* RECORD LIST *

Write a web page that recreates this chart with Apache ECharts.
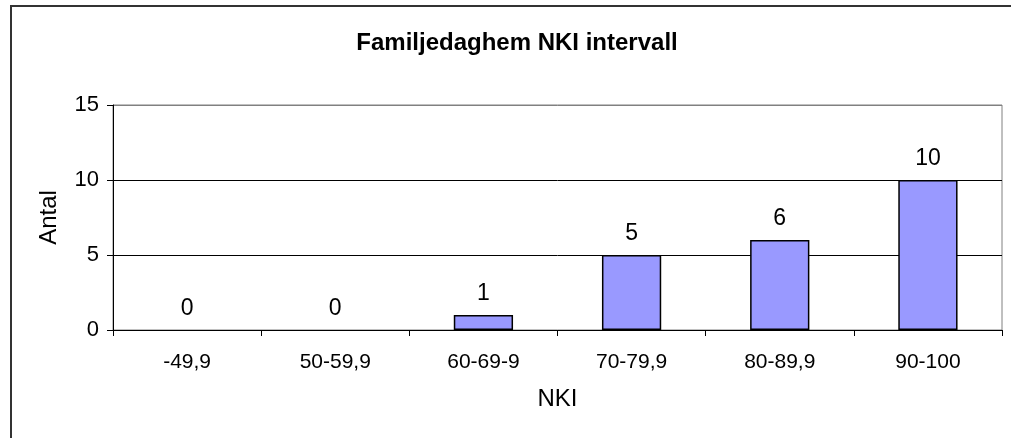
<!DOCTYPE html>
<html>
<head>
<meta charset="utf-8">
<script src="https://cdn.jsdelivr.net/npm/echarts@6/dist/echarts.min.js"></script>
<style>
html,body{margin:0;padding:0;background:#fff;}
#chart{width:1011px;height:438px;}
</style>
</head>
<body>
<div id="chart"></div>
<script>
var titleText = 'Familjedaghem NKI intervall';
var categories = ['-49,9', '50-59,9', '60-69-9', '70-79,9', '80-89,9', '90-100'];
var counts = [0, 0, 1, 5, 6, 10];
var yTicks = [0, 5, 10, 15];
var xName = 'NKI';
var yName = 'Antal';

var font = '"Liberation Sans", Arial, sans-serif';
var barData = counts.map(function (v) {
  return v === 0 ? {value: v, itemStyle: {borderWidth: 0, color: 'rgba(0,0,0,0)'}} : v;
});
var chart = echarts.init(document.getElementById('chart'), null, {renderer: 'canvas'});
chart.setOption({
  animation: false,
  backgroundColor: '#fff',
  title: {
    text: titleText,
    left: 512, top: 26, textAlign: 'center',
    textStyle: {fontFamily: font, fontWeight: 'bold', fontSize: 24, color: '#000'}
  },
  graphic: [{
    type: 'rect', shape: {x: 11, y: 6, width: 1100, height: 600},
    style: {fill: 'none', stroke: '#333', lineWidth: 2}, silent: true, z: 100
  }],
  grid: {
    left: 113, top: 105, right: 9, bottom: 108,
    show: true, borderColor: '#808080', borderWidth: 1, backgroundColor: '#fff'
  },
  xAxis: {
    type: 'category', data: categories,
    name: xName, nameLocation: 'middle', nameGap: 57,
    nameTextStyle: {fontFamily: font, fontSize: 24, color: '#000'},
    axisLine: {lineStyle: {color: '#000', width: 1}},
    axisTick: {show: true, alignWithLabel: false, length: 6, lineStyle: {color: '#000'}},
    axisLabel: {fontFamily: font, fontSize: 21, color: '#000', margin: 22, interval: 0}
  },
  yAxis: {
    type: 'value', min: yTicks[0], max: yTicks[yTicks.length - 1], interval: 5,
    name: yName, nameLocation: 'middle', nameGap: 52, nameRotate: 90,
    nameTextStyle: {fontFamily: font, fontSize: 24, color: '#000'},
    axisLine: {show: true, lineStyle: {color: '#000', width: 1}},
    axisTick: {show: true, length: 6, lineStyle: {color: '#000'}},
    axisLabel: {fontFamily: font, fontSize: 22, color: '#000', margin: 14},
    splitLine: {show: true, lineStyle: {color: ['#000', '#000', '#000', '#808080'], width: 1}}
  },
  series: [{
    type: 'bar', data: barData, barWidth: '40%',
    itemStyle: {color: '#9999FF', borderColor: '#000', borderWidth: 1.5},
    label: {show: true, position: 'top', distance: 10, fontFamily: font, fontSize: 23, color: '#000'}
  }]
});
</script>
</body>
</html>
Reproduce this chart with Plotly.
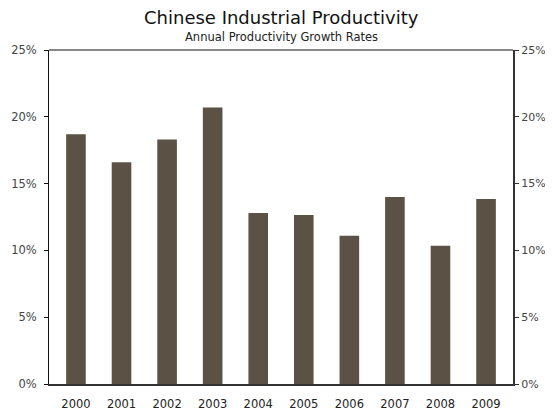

* TASK TO CARRY OUT *
Starting at the first line of the records above, set down each line exactly through the one that holds "var yName = 'Antal';". Omit pictures.

* EXERCISE RESULT *
Write a web page that recreates this chart with Apache ECharts.
<!DOCTYPE html>
<html>
<head>
<meta charset="utf-8">
<script src="https://cdn.jsdelivr.net/npm/echarts@6/dist/echarts.min.js"></script>
<style>
html,body{margin:0;padding:0;background:#fff;}
#chart{width:1011px;height:438px;}
</style>
</head>
<body>
<div id="chart"></div>
<script>
var titleText = 'Familjedaghem NKI intervall';
var categories = ['-49,9', '50-59,9', '60-69-9', '70-79,9', '80-89,9', '90-100'];
var counts = [0, 0, 1, 5, 6, 10];
var yTicks = [0, 5, 10, 15];
var xName = 'NKI';
var yName = 'Antal';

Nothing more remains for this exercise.